The flat out truth is that there is no such thing as perfection. Truly it is a perpetually elusive and wholly unachievable state of imaginary being or existing. Now, the modern definition of “perfection” from the Oxford Languages dictionary is as follows (I’ve totally got a raised eyebrow here):
the condition, state, or quality of being free or as free as possible from all flaws or defects
Come on now, who even gets to be the judge of such things?? Us humans in all of our messy “imperfection”? Let’s be real! The raw truth is, is that the above definition was not how the word was originally used. Of course it’s not…..geez. Of course it has been turned into some unachievable state of being that we all judge ourselves and others against. Some ultra-idyllic destination as a human being that doesn’t even exist. We’re all constantly recovering from the idea that perfection is actually an achievable event or place and not the fool’s errand or the hamster on the wheel, pedaling faster and faster and getting nowhere even faster. Forever playing the fool.

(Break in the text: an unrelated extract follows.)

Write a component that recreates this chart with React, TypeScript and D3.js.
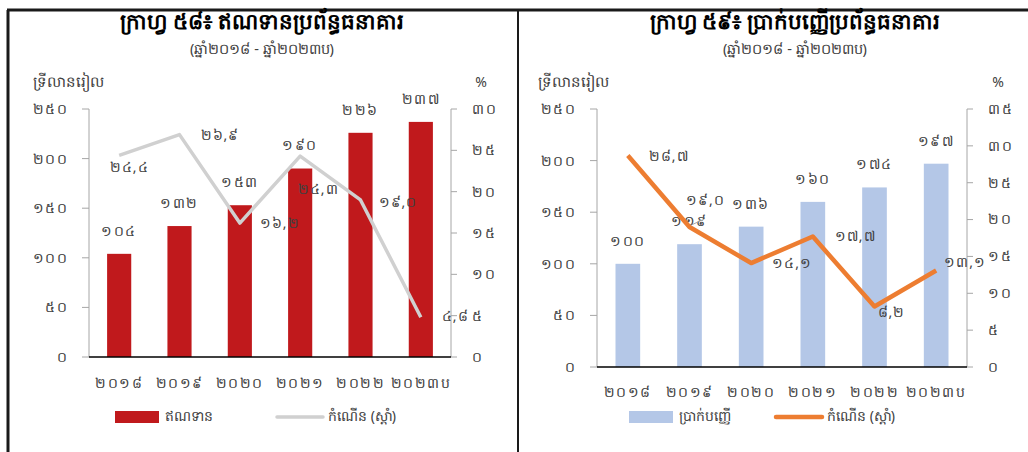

SO, what did the word previously mean, you may ask. Well, from what I’ve found rather quickly thanks to Google, is that, in a nutshell, it’s had a number of iterations from a number of different languages including Greek and Latin. The biblical version and now the secular version that it has become today wavers between meaning “a finishing” or “a completing” or “that which has obtained its purpose”, to “the perfection of God”. That man should strive to emulate, knowing full well that it was unachievable, but should try nonetheless. It was not originally meant to be a term of comparison, and not at all meant as a term to be applied to human beings or anything alive at all, as it has morphed into in modern times. A term of proving and a “behavior” that is often rewarded, yet unachievable and unsustainable. It has become the common substitute for the idea of “excellence”…( thank you Wikipedia). We can all strive to be better and do better. And it is important to recognize that it is a continuous lifelong process or practice, not an absolute destination. A moving target that we strive to align and re-align with over a lifetime. Sometimes achieving it, only to slide down the other side of that slippery slope and having to pick ourselves up, yet again, to climb the next slope that presents itself. All with the knowledge that this is what life is made of, the continuous cycle of becoming and unbecoming, climbing and falling. Knowing and accepting this is a key to finding more peace and joy in your life. Along with much less resistance, judgment, fear and struggle that all lead to suffering and feelings of powerlessness and sometimes hopelessness. And these, my friend, are the places born of the ego, or what I like to call the “Trickster”.